▶ Charts and diagrams as code
________________________

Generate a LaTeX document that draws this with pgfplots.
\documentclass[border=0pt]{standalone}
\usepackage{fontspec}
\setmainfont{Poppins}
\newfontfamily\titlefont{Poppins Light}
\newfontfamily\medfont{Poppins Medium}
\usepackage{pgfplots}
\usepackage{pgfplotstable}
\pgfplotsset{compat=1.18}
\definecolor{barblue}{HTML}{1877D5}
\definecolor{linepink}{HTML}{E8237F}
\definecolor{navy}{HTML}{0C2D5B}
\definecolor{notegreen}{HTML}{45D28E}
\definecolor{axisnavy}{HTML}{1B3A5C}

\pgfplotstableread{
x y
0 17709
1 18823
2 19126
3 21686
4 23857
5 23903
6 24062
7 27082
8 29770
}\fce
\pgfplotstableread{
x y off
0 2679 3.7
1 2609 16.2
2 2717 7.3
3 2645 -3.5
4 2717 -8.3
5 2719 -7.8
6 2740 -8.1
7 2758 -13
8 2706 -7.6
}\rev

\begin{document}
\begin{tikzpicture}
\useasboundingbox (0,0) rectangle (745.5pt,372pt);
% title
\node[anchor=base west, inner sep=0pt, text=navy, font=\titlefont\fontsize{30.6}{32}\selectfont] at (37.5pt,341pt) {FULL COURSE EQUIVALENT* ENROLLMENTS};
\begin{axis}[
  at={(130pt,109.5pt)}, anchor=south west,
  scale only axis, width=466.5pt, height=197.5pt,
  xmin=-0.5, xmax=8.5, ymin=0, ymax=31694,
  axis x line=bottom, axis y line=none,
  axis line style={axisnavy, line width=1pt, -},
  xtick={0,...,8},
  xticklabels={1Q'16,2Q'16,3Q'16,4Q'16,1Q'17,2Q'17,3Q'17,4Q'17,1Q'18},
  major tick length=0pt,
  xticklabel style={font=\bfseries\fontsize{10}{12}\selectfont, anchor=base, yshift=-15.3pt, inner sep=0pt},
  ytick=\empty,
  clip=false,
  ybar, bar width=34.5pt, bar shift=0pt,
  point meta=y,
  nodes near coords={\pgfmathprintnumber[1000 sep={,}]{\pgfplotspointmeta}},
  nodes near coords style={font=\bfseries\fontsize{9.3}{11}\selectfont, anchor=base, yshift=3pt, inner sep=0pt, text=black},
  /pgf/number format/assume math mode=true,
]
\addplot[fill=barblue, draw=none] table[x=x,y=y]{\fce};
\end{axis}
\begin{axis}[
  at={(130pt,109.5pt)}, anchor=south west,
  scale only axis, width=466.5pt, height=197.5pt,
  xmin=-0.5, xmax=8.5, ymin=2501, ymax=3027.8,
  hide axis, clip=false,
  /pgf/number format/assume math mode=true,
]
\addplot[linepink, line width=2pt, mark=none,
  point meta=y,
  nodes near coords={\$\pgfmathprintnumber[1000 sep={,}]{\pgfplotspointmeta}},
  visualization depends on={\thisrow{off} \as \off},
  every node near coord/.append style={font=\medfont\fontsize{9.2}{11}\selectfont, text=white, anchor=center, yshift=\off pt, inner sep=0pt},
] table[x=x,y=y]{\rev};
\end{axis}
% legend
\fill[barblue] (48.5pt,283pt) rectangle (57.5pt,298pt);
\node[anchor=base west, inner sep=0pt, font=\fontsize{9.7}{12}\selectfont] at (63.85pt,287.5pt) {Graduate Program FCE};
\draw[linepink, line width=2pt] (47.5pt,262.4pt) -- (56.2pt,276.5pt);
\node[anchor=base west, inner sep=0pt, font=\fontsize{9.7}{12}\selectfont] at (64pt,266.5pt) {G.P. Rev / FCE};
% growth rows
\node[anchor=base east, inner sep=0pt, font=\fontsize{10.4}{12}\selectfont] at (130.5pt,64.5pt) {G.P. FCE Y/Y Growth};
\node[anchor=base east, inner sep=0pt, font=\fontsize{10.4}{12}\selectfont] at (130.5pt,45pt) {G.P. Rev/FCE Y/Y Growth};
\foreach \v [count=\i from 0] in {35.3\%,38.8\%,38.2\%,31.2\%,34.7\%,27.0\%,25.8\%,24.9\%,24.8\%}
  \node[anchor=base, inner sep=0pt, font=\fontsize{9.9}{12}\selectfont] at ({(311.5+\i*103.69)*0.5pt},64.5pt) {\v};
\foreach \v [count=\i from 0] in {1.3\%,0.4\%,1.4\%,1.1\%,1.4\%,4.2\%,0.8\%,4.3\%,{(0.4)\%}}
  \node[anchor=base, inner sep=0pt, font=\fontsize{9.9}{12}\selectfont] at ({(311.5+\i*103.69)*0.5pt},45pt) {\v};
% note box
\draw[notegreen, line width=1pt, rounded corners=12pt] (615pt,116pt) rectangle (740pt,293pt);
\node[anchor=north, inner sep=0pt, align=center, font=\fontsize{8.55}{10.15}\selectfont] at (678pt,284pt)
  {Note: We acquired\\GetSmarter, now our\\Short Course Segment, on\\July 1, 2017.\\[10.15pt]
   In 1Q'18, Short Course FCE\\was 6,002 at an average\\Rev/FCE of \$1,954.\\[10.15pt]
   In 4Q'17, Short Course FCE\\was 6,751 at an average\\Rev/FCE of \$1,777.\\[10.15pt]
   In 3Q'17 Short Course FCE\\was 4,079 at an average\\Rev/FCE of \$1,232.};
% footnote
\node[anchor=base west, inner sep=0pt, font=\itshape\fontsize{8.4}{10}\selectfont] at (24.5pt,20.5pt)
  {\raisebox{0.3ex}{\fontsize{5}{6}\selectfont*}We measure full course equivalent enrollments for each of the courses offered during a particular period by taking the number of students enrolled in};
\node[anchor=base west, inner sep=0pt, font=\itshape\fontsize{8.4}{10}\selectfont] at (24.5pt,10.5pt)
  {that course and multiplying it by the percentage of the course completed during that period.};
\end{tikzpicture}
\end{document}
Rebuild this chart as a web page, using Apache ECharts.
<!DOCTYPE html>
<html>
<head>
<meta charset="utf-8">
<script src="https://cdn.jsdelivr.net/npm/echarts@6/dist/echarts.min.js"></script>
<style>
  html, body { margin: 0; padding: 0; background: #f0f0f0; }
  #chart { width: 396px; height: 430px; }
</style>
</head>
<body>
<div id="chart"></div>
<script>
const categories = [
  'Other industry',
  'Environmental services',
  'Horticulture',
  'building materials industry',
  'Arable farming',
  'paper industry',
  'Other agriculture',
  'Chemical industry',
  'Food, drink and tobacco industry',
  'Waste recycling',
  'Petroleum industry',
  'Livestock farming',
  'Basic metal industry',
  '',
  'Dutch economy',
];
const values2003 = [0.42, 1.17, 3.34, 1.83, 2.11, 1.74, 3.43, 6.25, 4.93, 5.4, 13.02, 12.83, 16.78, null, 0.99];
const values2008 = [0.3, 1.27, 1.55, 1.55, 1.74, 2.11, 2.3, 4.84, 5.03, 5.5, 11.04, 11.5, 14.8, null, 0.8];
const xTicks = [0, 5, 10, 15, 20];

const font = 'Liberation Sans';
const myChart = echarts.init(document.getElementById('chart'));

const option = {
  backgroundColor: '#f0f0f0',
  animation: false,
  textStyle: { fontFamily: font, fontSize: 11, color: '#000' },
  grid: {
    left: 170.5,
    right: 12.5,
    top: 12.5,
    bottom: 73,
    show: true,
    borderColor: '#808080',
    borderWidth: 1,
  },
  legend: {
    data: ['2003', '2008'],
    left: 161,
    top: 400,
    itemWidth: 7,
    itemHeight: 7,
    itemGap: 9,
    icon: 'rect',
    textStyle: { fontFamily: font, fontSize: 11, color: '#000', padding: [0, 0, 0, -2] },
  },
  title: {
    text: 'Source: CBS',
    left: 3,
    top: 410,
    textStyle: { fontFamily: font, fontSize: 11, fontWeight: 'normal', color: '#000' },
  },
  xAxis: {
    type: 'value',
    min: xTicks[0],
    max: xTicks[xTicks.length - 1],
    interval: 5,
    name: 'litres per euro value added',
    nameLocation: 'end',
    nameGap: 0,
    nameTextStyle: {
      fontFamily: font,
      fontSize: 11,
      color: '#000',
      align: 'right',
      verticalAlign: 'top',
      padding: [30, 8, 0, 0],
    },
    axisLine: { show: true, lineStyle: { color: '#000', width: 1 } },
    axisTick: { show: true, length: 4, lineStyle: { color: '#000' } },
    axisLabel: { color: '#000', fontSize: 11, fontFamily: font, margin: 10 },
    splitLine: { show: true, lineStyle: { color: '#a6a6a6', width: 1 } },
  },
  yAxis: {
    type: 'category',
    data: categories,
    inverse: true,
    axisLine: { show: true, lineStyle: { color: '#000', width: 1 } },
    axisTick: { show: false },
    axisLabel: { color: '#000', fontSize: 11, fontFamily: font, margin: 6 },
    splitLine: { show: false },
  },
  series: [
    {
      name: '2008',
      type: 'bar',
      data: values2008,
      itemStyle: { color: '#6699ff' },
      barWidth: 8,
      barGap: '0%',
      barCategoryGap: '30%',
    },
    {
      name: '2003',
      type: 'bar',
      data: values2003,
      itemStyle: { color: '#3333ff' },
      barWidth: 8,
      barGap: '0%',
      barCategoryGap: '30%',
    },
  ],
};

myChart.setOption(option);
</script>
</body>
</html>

________________________

▶ EXERCISE OBJECTIVE
In the material above, locate the line containing "Rebuild this chart" and the line containing "const myChart = echarts.init(document.getElementById('chart'));". Transcribe exactly those two lines and every line between them, and nothing more.

▶ FINAL RESULT
Rebuild this chart as a web page, using Apache ECharts.
<!DOCTYPE html>
<html>
<head>
<meta charset="utf-8">
<script src="https://cdn.jsdelivr.net/npm/echarts@6/dist/echarts.min.js"></script>
<style>
  html, body { margin: 0; padding: 0; background: #f0f0f0; }
  #chart { width: 396px; height: 430px; }
</style>
</head>
<body>
<div id="chart"></div>
<script>
const categories = [
  'Other industry',
  'Environmental services',
  'Horticulture',
  'building materials industry',
  'Arable farming',
  'paper industry',
  'Other agriculture',
  'Chemical industry',
  'Food, drink and tobacco industry',
  'Waste recycling',
  'Petroleum industry',
  'Livestock farming',
  'Basic metal industry',
  '',
  'Dutch economy',
];
const values2003 = [0.42, 1.17, 3.34, 1.83, 2.11, 1.74, 3.43, 6.25, 4.93, 5.4, 13.02, 12.83, 16.78, null, 0.99];
const values2008 = [0.3, 1.27, 1.55, 1.55, 1.74, 2.11, 2.3, 4.84, 5.03, 5.5, 11.04, 11.5, 14.8, null, 0.8];
const xTicks = [0, 5, 10, 15, 20];

const font = 'Liberation Sans';
const myChart = echarts.init(document.getElementById('chart'));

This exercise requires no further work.